▶ _REQUIREMENT_
Only the lines between the line with "Output the Python" and the line with "26, 28, 30]", together with those two lines themselves, are to be copied exactly.

▶ _THE RECORDS_
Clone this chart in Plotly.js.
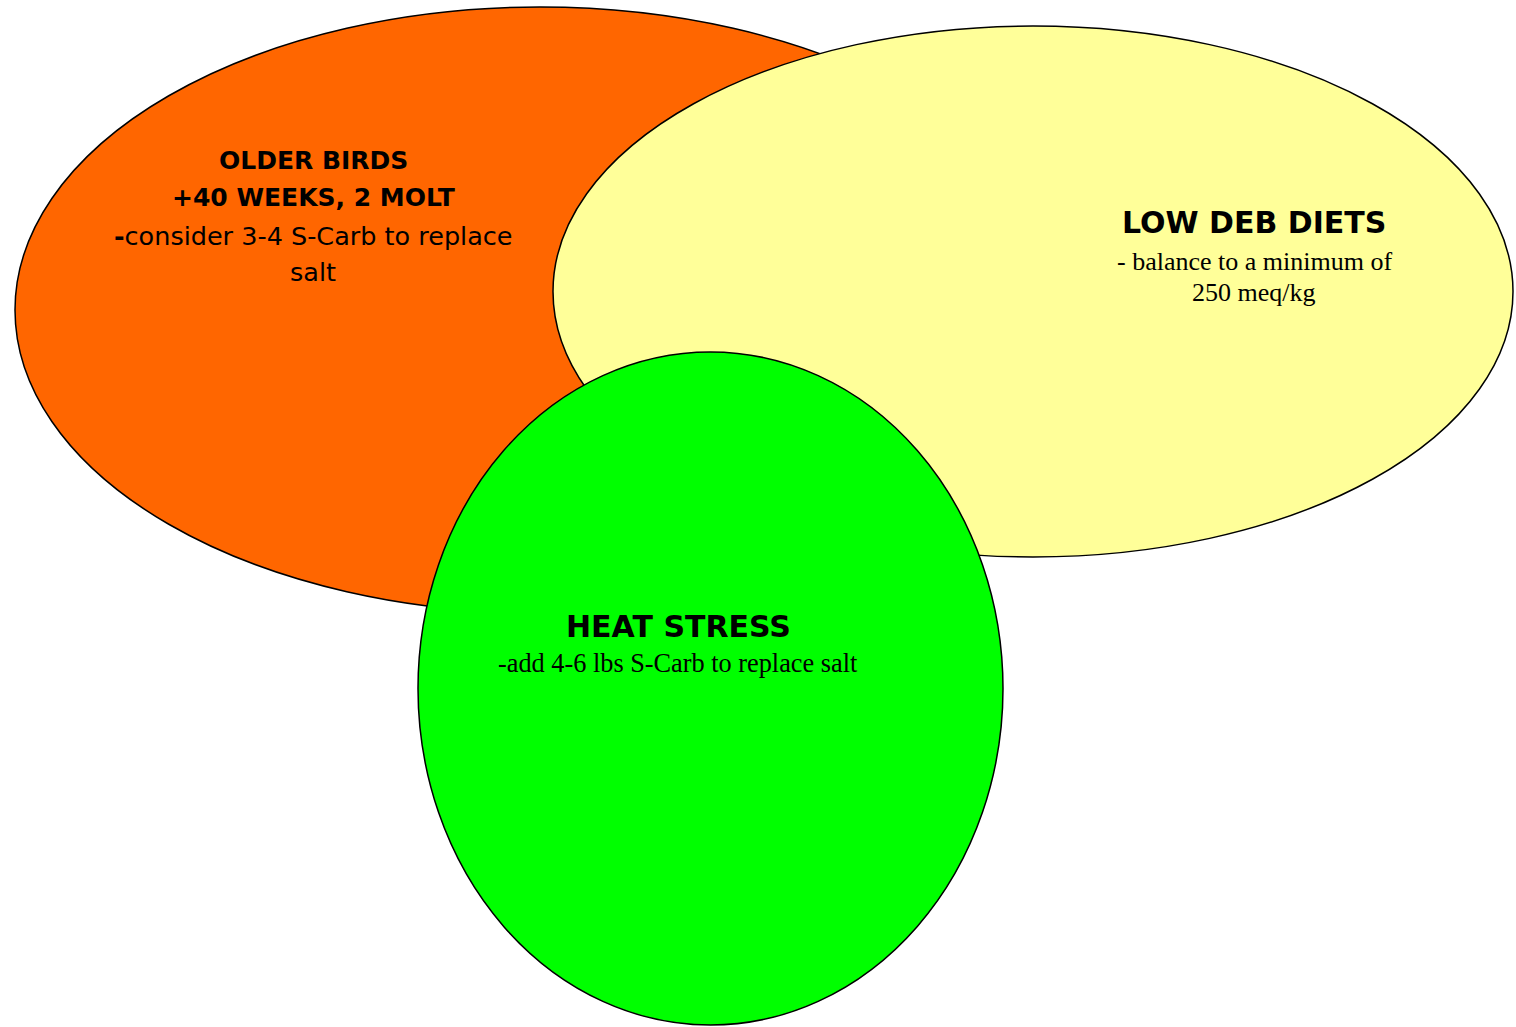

...

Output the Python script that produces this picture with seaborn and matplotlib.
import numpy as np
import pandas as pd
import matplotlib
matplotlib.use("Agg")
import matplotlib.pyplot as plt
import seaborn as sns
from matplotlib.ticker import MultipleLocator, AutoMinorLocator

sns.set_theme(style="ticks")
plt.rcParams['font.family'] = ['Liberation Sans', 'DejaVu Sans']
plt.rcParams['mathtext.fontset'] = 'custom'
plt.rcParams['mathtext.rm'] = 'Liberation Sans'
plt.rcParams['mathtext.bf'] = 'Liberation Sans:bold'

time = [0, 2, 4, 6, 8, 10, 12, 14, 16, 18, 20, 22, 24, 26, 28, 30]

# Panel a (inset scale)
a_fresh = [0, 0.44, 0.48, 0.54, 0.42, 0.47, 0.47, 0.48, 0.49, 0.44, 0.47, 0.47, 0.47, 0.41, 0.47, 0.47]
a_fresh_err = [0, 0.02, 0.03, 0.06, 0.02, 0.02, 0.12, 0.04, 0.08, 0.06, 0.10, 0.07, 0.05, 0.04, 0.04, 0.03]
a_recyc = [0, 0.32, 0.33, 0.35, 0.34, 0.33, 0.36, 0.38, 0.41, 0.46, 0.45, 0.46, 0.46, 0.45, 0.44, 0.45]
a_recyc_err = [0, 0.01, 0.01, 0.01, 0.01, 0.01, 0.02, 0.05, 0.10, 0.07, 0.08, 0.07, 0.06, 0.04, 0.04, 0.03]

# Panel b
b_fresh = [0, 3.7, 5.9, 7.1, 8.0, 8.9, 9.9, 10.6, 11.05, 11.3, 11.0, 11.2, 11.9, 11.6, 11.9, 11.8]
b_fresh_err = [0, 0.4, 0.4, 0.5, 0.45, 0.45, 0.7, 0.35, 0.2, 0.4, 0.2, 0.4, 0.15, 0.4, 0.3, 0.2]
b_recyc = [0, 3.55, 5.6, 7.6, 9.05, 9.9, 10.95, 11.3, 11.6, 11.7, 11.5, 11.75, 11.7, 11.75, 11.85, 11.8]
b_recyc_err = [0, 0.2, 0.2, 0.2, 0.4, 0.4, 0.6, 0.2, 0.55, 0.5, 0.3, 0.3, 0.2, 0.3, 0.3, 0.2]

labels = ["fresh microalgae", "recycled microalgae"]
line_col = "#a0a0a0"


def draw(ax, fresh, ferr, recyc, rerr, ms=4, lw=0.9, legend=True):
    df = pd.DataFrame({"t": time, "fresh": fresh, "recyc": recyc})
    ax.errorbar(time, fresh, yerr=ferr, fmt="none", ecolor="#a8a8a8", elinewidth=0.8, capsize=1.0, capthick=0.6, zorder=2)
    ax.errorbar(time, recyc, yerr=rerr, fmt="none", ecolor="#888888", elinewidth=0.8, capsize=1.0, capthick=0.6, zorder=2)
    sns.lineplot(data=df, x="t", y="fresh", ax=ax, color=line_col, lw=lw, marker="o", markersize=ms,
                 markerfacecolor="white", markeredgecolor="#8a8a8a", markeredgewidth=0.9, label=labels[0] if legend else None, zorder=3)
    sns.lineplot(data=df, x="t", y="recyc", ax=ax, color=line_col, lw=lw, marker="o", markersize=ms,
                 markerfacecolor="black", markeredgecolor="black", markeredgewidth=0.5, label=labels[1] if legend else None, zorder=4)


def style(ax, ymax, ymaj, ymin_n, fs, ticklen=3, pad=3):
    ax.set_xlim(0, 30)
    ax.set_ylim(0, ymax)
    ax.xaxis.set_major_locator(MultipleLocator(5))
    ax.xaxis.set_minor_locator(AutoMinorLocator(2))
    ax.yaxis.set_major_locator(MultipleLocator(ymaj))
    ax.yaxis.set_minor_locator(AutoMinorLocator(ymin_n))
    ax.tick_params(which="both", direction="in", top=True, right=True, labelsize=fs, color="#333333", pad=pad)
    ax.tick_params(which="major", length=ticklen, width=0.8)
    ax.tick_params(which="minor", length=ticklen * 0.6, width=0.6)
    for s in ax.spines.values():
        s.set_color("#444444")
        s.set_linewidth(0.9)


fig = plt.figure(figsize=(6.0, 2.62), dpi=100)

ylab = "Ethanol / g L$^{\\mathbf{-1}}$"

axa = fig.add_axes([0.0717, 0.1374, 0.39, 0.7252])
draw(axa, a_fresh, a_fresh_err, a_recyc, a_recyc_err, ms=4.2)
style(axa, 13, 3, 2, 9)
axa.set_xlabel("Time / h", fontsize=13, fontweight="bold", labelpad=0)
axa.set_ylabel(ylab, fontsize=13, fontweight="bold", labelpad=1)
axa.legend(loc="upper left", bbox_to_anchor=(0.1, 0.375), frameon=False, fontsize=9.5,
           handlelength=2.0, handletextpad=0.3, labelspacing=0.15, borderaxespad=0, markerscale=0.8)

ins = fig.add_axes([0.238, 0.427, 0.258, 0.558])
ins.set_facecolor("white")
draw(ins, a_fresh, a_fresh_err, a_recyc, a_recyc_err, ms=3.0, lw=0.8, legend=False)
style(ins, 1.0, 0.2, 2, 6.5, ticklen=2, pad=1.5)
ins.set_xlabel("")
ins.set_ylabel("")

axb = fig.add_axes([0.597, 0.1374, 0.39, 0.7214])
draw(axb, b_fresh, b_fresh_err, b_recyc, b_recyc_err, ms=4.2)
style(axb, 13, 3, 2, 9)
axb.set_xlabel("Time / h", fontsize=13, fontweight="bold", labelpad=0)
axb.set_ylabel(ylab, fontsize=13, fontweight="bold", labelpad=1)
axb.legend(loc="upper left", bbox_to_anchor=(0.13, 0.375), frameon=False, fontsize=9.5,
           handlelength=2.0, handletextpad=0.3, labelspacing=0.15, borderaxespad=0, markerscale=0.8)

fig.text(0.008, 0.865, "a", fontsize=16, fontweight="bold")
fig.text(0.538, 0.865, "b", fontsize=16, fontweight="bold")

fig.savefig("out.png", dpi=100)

▶ _TASK SOLUTION_
Output the Python script that produces this picture with seaborn and matplotlib.
import numpy as np
import pandas as pd
import matplotlib
matplotlib.use("Agg")
import matplotlib.pyplot as plt
import seaborn as sns
from matplotlib.ticker import MultipleLocator, AutoMinorLocator

sns.set_theme(style="ticks")
plt.rcParams['font.family'] = ['Liberation Sans', 'DejaVu Sans']
plt.rcParams['mathtext.fontset'] = 'custom'
plt.rcParams['mathtext.rm'] = 'Liberation Sans'
plt.rcParams['mathtext.bf'] = 'Liberation Sans:bold'

time = [0, 2, 4, 6, 8, 10, 12, 14, 16, 18, 20, 22, 24, 26, 28, 30]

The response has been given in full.